Quite understandably, I’m losing it, and — even with a few months of reduced restrictions under Britain’s belt — everyone else I’ve spoken to is, too.

Still, we’re all trying our best, and with lockdown two on the horizon, I think this might be a better time than ever to share a little lived-and-learned survival guide for the next few weeks (dare I say months?) of uncertainty.

Don’t worry; I’m not here to tell you to start exercising and eating healthy food. You don’t need any more of that. This Lockdown 2 Survival Guide won’t be as bad as the others.

  1. Validate your feelings

    Before doing anything else, take a deep breath and tell yourself it’s okay to feel the way you do. Because it is. Feeling anxious or worried is inevitable in moments filled with anxiety and worry. Give yourself a break.

  2. Don’t listen to the fashion advice

    Most people got their first taste of working from home in Lockdown One and, in turn, were told it was essential to protect their mental health by getting dressed for work every day. It isn’t. But you know what is? Wearing the things that bring you joy. It could be cosy PJs one day, a leather dress the next, and a sweatshirt and leggings the next. You can hide a lot on Zoom with the right angle, so follow your impulses.

  3. Keep a record of the good things

    Write down every single thing that makes you happy each day — and I mean everything. A song? A voice note from a friend? A good workout? An oatmeal and raisin cookie? Put it all down. When it all gets a bit too much later on, these lists will not only put a smile on your face but make this period feel a little less bleak.
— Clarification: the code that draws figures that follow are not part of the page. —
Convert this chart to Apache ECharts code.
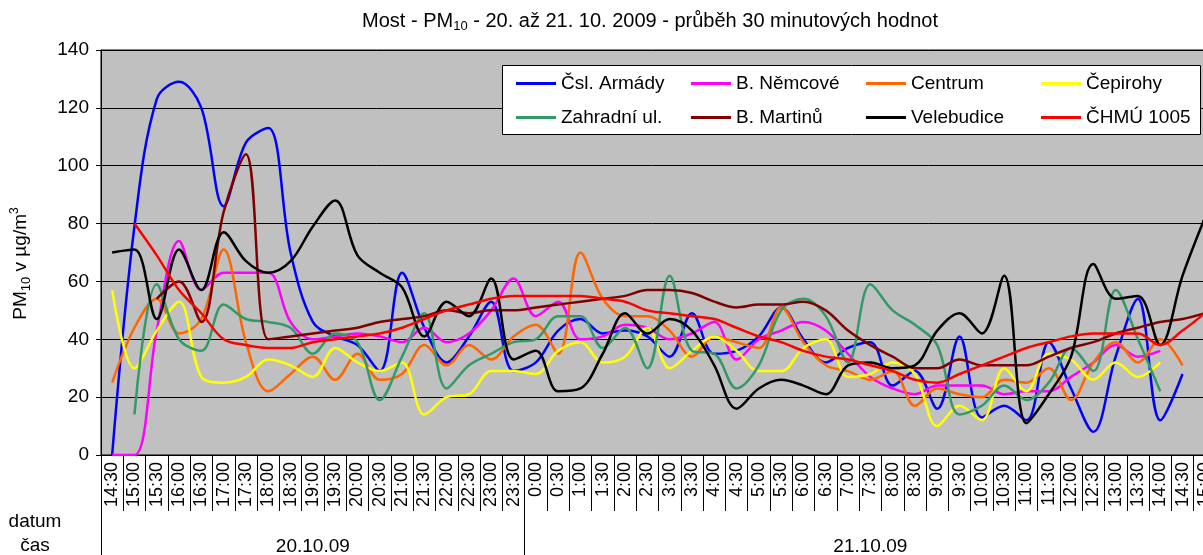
<!DOCTYPE html>
<html>
<head>
<meta charset="utf-8">
<script src="https://cdn.jsdelivr.net/npm/echarts@6/dist/echarts.min.js"></script>
<style>
  html, body { margin: 0; padding: 0; background: #fff; }
  #chart { width: 1203px; height: 555px; }
</style>
</head>
<body>
<div id="chart"></div>
<script>
  const font = "'Liberation Sans', Arial, sans-serif";

  const times = [
    '14:30', '15:00', '15:30', '16:00', '16:30', '17:00', '17:30', '18:00', '18:30', '19:00',
    '19:30', '20:00', '20:30', '21:00', '21:30', '22:00', '22:30', '23:00', '23:30',
    '0:00', '0:30', '1:00', '1:30', '2:00', '2:30', '3:00', '3:30', '4:00', '4:30', '5:00',
    '5:30', '6:00', '6:30', '7:00', '7:30', '8:00', '8:30', '9:00', '9:30', '10:00',
    '10:30', '11:00', '11:30', '12:00', '12:30', '13:00', '13:30', '14:00', '14:30', '15:00'
  ];

  // 30 min PM10 values per station
  const stations = [
    {name: 'Čsl. Armády', color: '#0000FF', data: [
      0, 79, 123, 129, 120, 86, 108, 113, 70, 46, 41, 38, 29, 63, 44, 32, 41, 53, 29,
      32, 43, 47, 42, 43, 41, 34, 49, 35, 36, 41, 51, 40, 32, 37, 39, 24, 29, 16, 41, 13,
      17, 12, 39, 23, 8, 34, 54, 12, 28, null]},
    {name: 'B. Němcové', color: '#FF00FF', data: [
      0, 0, 43, 74, 57, 63, 63, 63, 46, 40, 41, 42, 41, 39, 44, 39, 42, 50, 61,
      48, 53, 40, 41, 45, 44, 40, 42, 46, 33, 40, 43, 46, 43, 35, 27, 23, 21, 24, 24, 24,
      21, 22, 22, 27, 32, 38, 34, 36, null, null]},
    {name: 'Centrum', color: '#FF6600', data: [
      25, 44, 54, 42, 47, 71, 39, 22, 28, 34, 26, 35, 26, 28, 38, 31, 38, 33, 41,
      45, 35, 70, 54, 48, 48, 43, 34, 41, 39, 37, 51, 39, 31, 29, 26, 29, 17, 23, 21, 20,
      26, 25, 30, 19, 32, 39, 32, 40, 31, null]},
    {name: 'Čepirohy', color: '#FFFF00', data: [
      57, 30, 43, 53, 27, 25, 27, 33, 31, 27, 37, 32, 29, 32, 14, 20, 21, 29, 29,
      28, 36, 39, 32, 34, 44, 30, 36, 41, 36, 29, 29, 37, 40, 27, 28, 32, 28, 10, 17, 12,
      30, 22, 35, 33, 26, 32, 27, 32, null, null]},
    {name: 'Zahradní ul.', color: '#339966', data: [
      null, 14, 59, 40, 36, 52, 47, 46, 44, 35, 42, 39, 19, 34, 49, 23, 31, 35, 39,
      40, 48, 48, 37, 44, 30, 62, 36, 35, 23, 31, 50, 54, 48, 32, 59, 50, 45, 38, 14, 17,
      24, 19, 25, 37, 29, 57, 40, 22, null, null]},
    {name: 'B. Martinů', color: '#800000', data: [
      null, null, 54, 60, 46, 84, 104, 40, 41, 42, 43, 44, 46, 47, 48, 50, 49, 50, 50,
      51, 52, 53, 54, 55, 57, 57, 56, 53, 51, 52, 52, 53, 50, 43, 38, 34, 30, 30, 33, 31,
      31, 31, 34, 37, 39, 42, 44, 46, 47, 49]},
    {name: 'Velebudice', color: '#000000', data: [
      70, 71, 47, 71, 57, 77, 67, 63, 67, 79, 88, 69, 63, 58, 41, 53, 48, 61, 33,
      36, 22, 23, 35, 49, 42, 47, 43, 31, 16, 23, 26, 24, 21, 31, 32, 30, 31, 43, 49, 42,
      62, 11, 21, 34, 66, 54, 55, 38, 62, 82]},
    {name: 'ČHMÚ 1005', color: '#FF0000', data: [
      null, 80, 69, 57, 49, 40, 38, 37, 37, 39, 40, 41, 42, 44, 47, 50, 52, 54, 55,
      55, 55, 55, 54, 53, 50, 49, 48, 47, 44, 41, 39, 36, 34, 33, 31, 29, 26, 25, 28, 31,
      34, 37, 39, 41, 42, 42, 42, 38, 43, 49]}
  ];

  const legendCols = [516, 691, 866, 1041];
  const legendRows = [74, 108];

  const chart = echarts.init(document.getElementById('chart'));
  chart.setOption({
    animation: false,
    textStyle: {fontFamily: font, color: '#000'},
    grid: {
      left: 101, top: 50, width: 1115, height: 405,
      outerBoundsMode: 'none',
      containLabel: false,
      show: true, backgroundColor: '#C0C0C0', borderColor: '#000', borderWidth: 1
    },
    legend: stations.map((s, i) => ({
      data: [s.name],
      left: legendCols[i % 4],
      top: legendRows[Math.floor(i / 4)],
      padding: 0,
      icon: 'rect',
      itemWidth: 40,
      itemHeight: 3,
      z: 6,
      textStyle: {fontSize: 19, fontFamily: font, color: '#000'}
    })),
    xAxis: [
      {
        type: 'category',
        data: times,
        boundaryGap: true,
        axisLine: {lineStyle: {color: '#000', width: 1}},
        axisTick: {show: true, interval: 0, length: 56, lineStyle: {color: '#000'}},
        axisLabel: {interval: 0, rotate: 90, margin: 7, fontSize: 18, color: '#000', fontFamily: font}
      },
      {
        type: 'category',
        data: times,
        position: 'bottom',
        boundaryGap: true,
        axisLine: {show: false},
        axisTick: {
          show: true, length: 100, lineStyle: {color: '#000'},
          interval: (i) => i === 0 || i === 19
        },
        axisLabel: {
          interval: 0, margin: 82, fontSize: 19, color: '#000', fontFamily: font,
          formatter: (v, i) => i === 9 ? '20.10.09' : (i === 34 ? '21.10.09' : '')
        },
        splitLine: {show: false}
      }
    ],
    yAxis: {
      type: 'value',
      min: 0, max: 140, interval: 20,
      axisLine: {show: true, lineStyle: {color: '#000'}},
      axisTick: {show: true, length: 5, lineStyle: {color: '#000'}},
      axisLabel: {fontSize: 19, color: '#000', margin: 12, fontFamily: font},
      splitLine: {lineStyle: {color: '#000', width: 1}},
      name: 'PM{sub|10} v µg/m{sup|3}',
      nameLocation: 'middle',
      nameRotate: 90,
      nameGap: 68,
      nameTextStyle: {
        fontSize: 19, color: '#000', fontFamily: font, lineHeight: 24,
        padding: [0, 22, 0, 0],
        rich: {
          sub: {fontSize: 13, verticalAlign: 'bottom', lineHeight: 20, fontFamily: font},
          sup: {fontSize: 12, verticalAlign: 'top', lineHeight: 24, fontFamily: font}
        }
      }
    },
    graphic: [
      {
        type: 'rect', z: 5,
        shape: {x: 502.5, y: 65.5, width: 698, height: 69},
        style: {fill: '#fff', stroke: '#000', lineWidth: 1}
      },
      {
        type: 'text', x: 650, y: 21, z: 5,
        style: {
          text: 'Most - PM{s|10} - 20. až 21. 10. 2009 - průběh 30 minutových hodnot',
          fontSize: 20, fontFamily: font, fill: '#000', align: 'center', verticalAlign: 'middle',
          rich: {s: {fontSize: 13, verticalAlign: 'bottom', lineHeight: 24, fontFamily: font}}
        }
      },
      {
        type: 'text', x: 35, y: 522, z: 5,
        style: {text: 'datum', fontSize: 19, fontFamily: font, fill: '#000', align: 'center', verticalAlign: 'middle'}
      },
      {
        type: 'text', x: 35, y: 546, z: 5,
        style: {text: 'čas', fontSize: 19, fontFamily: font, fill: '#000', align: 'center', verticalAlign: 'middle'}
      }
    ],
    series: stations.map(s => ({
      name: s.name,
      type: 'line',
      data: s.data,
      smooth: 0.35,
      symbol: 'none',
      connectNulls: false,
      lineStyle: {width: 2.5, color: s.color},
      itemStyle: {color: s.color}
    }))
  });
</script>
</body>
</html>
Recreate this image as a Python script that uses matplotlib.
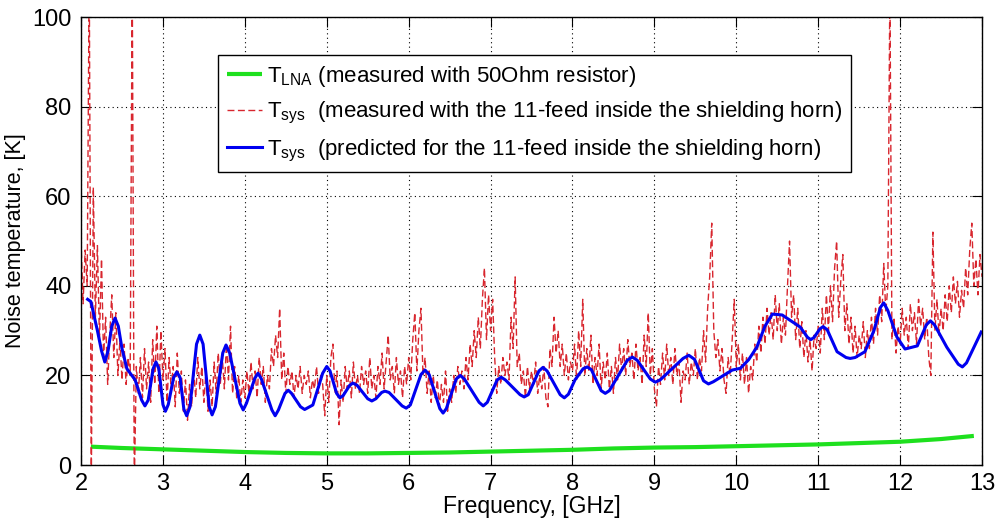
import matplotlib.pyplot as plt
import numpy as np

plt.rcParams['font.family'] = ['Liberation Sans', 'DejaVu Sans']
plt.rcParams['mathtext.fontset'] = 'custom'
plt.rcParams['mathtext.rm'] = 'Liberation Sans'
plt.rcParams['mathtext.it'] = 'Liberation Sans'

# LNA noise temperature (measured with 50 Ohm resistor)
f_lna = [2.12, 2.5, 3.0, 3.5, 4.0, 4.5, 5.0, 5.5, 6.0, 6.5, 7.0, 7.5, 8.0,
         8.5, 9.0, 9.5, 10.0, 10.5, 11.0, 11.5, 12.0, 12.5, 12.9]
t_lna = [4.1, 3.8, 3.5, 3.2, 2.9, 2.7, 2.6, 2.6, 2.7, 2.8, 3.0, 3.2, 3.4,
         3.7, 3.9, 4.0, 4.2, 4.4, 4.6, 4.9, 5.2, 5.8, 6.5]

# measured Tsys, one row per 0.5 GHz, 0.025 GHz steps from 2 to 13 GHz
t_meas = [
    50, 36, 48, 40, 112, -5, 62, 33, 49, 28, 46, 24, 33, 18, 29, 38, 24, 34, 20, 28,
    19, 27, 18, 24, 20, 110, -5, 22, 16, 24, 15, 26, 17, 23, 14, 28, 18, 31, 16, 30,
    19, 26, 14, 24, 17, 22, 13, 25, 16, 21, 12, 19, 10, 18, 13, 21, 15, 24, 17, 22,
    14, 21, 12, 19, 13, 23, 16, 25, 18, 24, 17, 27, 19, 31, 16, 22, 15, 20, 14, 19,
    15, 21, 16, 23, 17, 21, 15, 24, 18, 22, 14, 20, 17, 26, 22, 29, 24, 35, 19, 25,
    16, 22, 18, 21, 15, 20, 17, 22, 16, 20, 18, 21, 15, 19, 17, 22, 16, 20, 18, 11,
    20, 14, 24, 27, 16, 21, 9, 19, 14, 22, 17, 21, 15, 23, 17, 20, 16, 22, 18, 21,
    16, 24, 17, 20, 15, 22, 18, 25, 17, 23, 29, 19, 22, 16, 24, 18, 21, 15, 22, 18,
    24, 19, 28, 34, 21, 30, 35, 20, 24, 16, 21, 14, 20, 15, 19, 13, 18, 14, 21, 12,
    17, 14, 20, 16, 22, 18, 21, 17, 24, 19, 27, 22, 30, 24, 33, 26, 37, 44, 28, 38,
    30, 37, 24, 16, 22, 18, 24, 20, 23, 19, 33, 26, 42, 22, 25, 18, 21, 15, 22, 17,
    21, 18, 23, 16, 20, 17, 22, 15, 13, 26, 22, 33, 25, 30, 22, 27, 20, 25, 19, 23,
    21, 27, 19, 30, 22, 37, 20, 26, 21, 29, 18, 24, 20, 27, 17, 23, 19, 25, 17, 22,
    16, 24, 19, 27, 21, 26, 20, 28, 22, 25, 19, 27, 21, 24, 18, 29, 22, 34, 20, 26,
    17, 13, 22, 18, 25, 19, 27, 20, 24, 18, 26, 20, 23, 14, 21, 19, 25, 18, 23, 20,
    26, 19, 24, 21, 30, 23, 35, 42, 54, 30, 24, 28, 21, 26, 19, 16, 24, 20, 28, 37,
    22, 27, 19, 25, 18, 24, 16, 22, 19, 27, 23, 31, 25, 33, 27, 35, 29, 34, 28, 38,
    30, 36, 27, 33, 29, 40, 50, 33, 38, 28, 35, 26, 32, 24, 30, 23, 28, 21, 29, 26,
    31, 25, 35, 28, 38, 30, 40, 32, 44, 50, 33, 41, 47, 30, 36, 27, 33, 25, 31, 24,
    29, 26, 32, 24, 30, 26, 33, 27, 35, 29, 38, 32, 45, 34, 40, 108, 28, 33, 25, 31,
    27, 35, 29, 33, 26, 36, 30, 34, 27, 37, 31, 35, 28, 33, 24, 20, 52, 30, 37, 29,
    35, 30, 38, 32, 40, 34, 42, 36, 41, 33, 39, 35, 44, 38, 48, 54, 40, 46, 38, 47,
    42,
]
f_meas = np.linspace(2, 13, len(t_meas))

# predicted Tsys
f_pred = [2.08, 2.12, 2.2, 2.25, 2.29, 2.33, 2.375, 2.415, 2.455, 2.5, 2.56, 2.6, 2.66,
          2.74, 2.78, 2.82, 2.88, 2.915, 2.95, 3.0, 3.03, 3.065, 3.13, 3.17, 3.21,
          3.255, 3.29, 3.33, 3.41, 3.45, 3.49, 3.565, 3.6, 3.64, 3.73, 3.77, 3.815,
          3.94, 3.98, 4.02, 4.12, 4.16, 4.2, 4.33, 4.37, 4.41, 4.49, 4.53, 4.57,
          4.68, 4.73, 4.83, 4.95, 5.0, 5.04, 5.12, 5.16, 5.2, 5.28, 5.32, 5.37,
          5.5, 5.55, 5.6, 5.67, 5.71, 5.76, 5.92, 5.97, 6.02, 6.15, 6.2, 6.25,
          6.38, 6.42, 6.46, 6.58, 6.63, 6.68, 6.86, 6.91, 6.96, 7.08, 7.13, 7.18,
          7.36, 7.41, 7.46, 7.59, 7.64, 7.69, 7.85, 7.9, 7.95, 8.03, 8.13, 8.18,
          8.23, 8.35, 8.4, 8.45, 8.67, 8.73, 8.79, 8.95, 9.01, 9.07, 9.35, 9.42,
          9.49, 9.6, 9.66, 9.72, 9.95, 10.05, 10.15, 10.25, 10.35, 10.44, 10.56,
          10.78, 10.87, 10.91, 10.95, 11.02, 11.06, 11.11, 11.23, 11.34, 11.39,
          11.45, 11.57, 11.68, 11.76, 11.8, 11.85, 11.96, 12.06, 12.21, 12.32,
          12.37, 12.42, 12.57, 12.71, 12.76, 12.81, 12.99]
t_pred = [37, 36.5, 30, 25.5, 23, 25.5, 31, 32.8, 31, 26, 21.5, 20.5, 19,
          14.5, 13.2, 14.5, 21.5, 23, 21.5, 13.5, 12, 13.5, 19.5, 20.8, 19.5,
          12.5, 11, 13, 27, 29, 27, 13, 11.2, 13, 25, 26.8, 25,
          13.8, 12.3, 13.8, 19.3, 20.5, 19.3, 12.3, 11, 12.3, 16, 16.7, 16,
          13, 12.4, 13.4, 20.5, 22, 21, 16, 15, 15.5, 17.8, 18.3, 17.8,
          14.8, 14.3, 14.8, 16.2, 16.5, 16.2, 13.2, 12.7, 13.4, 20.2, 21.2, 20.2,
          12.6, 11.6, 12.6, 19.2, 20, 19.2, 14, 13.2, 14, 19, 19.6, 19,
          15.7, 15.2, 15.7, 21, 21.8, 21, 15.7, 15, 15.8, 19, 21.5, 21.9,
          21.3, 16.6, 16, 16.6, 23.4, 24.1, 23.4, 19.2, 18.5, 19, 23.8, 24.5,
          23.6, 18.8, 18.1, 18.6, 21.2, 21.6, 23.5, 26.3, 31, 33.7, 33.5,
          30.8, 28.5, 28, 28.5, 30.4, 30.9, 30.2, 25.3, 24, 23.8,
          24, 25.3, 30, 35.2, 36.2, 34.5, 28.6, 25.9, 26.6, 31.3,
          32.2, 31.3, 26.3, 22.5, 21.9, 22.8, 29.7]

fig = plt.figure(figsize=(9.98, 5.19), dpi=100)
ax = fig.add_axes([0.0812, 0.104, 0.9028, 0.863])

ax.plot(f_lna, t_lna, color='#1ee01e', lw=3, solid_capstyle='butt',
        label=r'T$_{\mathregular{LNA}}$ (measured with 50Ohm resistor)')
ax.plot(f_meas, t_meas, color='#d8262e', lw=1.0, dashes=(5, 2.5),
        label=r'T$_{\mathregular{sys}}$  (measured with the 11-feed inside the shielding horn)')
ax.plot(f_pred, t_pred, color='#0000f0', lw=2.2,
        label=r'T$_{\mathregular{sys}}$  (predicted for the 11-feed inside the shielding horn)')

ax.set_xlim(2, 13)
ax.set_ylim(0, 100)
ax.set_xticks(range(2, 14))
ax.set_yticks(range(0, 101, 20))
ax.grid(True, color='black', linestyle=(0, (1, 3)), lw=0.8)
ax.tick_params(direction='in', length=7, labelsize=17, top=True, right=True)
ax.tick_params(axis='x', pad=6)
ax.tick_params(axis='y', pad=7)
for s in ax.spines.values():
    s.set_linewidth(1.0)
ax.set_xlabel('Frequency, [GHz]', fontsize=16.5, labelpad=0)
ax.set_ylabel('Noise temperature, [K]', fontsize=15.5, labelpad=4)

leg = ax.legend(loc='upper left', bbox_to_anchor=(0.152, 0.915), fontsize=16,
                handlelength=1.6, handletextpad=0.2, labelspacing=0.5,
                borderaxespad=0, fancybox=False, framealpha=1,
                edgecolor='black', borderpad=0.4)
leg.get_frame().set_linewidth(1.0)

fig.savefig('out.png', dpi=100)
  4. Watch absolutely terrible TV

    I know we’re all supposed to be watching documentaries and reading important novels, but honestly? They can wait. If you want to watch (or, dear God, rewatch) something like Emily In Paris, do you. There’s plenty of time to do it all.

  5. Buy yourself something practical

    While becoming a runner helped me stay active and get some fresh air, I only run every other day, so I’ve spent more than few ‘rest days’ walking in rough weather — and ruining my Chelsea boots in the process. Swapping the ruined pair out for a an upgrade (the faux fur-lined Dr Martens’ Leonore boots, seen above) was, in my opinion, a long-term investment in good vibes.

  6. Buy yourself something impractical

    In April, I bought myself a ridiculously sparkly party dress that there was quite literally no reason or space for — but I love it. Every time I look at it, I look forward to the world beyond all this madness. Impractical things have that effect.

  7. Look after your black friends, neighbours and colleagues

    Allyship is more than black squares and hashtagged History Months. Go ask your black peers what you can do to support them, then do it. There is no better time than right now to start.

  8. Download an app blocker

    Though we’re all aware of the negative effects of social media, it’s easy to lose hours on apps when there’s little else to distract us. A good app blocker, many of which are available for free on iOS and Android, will limit the time you can spend on apps like Instagram and Facebook (and save your sanity in the process).

  9. Pimp up your environment

    Upgrading your living space doesn’t require you to paint walls or buy new furniture. Move your bed around. Have a clear out. Light those expensive candles you’ve been saving ‘for the right moment’. When spending a lot of time in one or two rooms, the environment in those rooms can make us feel positive or negative. Choose positive.

  10. Follow the bloody rules

    I know they’re no fun and I know government flip-flopping is making them even harder to follow; just remember, doing so is a pretty small sacrifice to save lives. They’ll be a distant memory soon enough and, when they are, the things we’re missing out on will feel more enjoyable than ever before.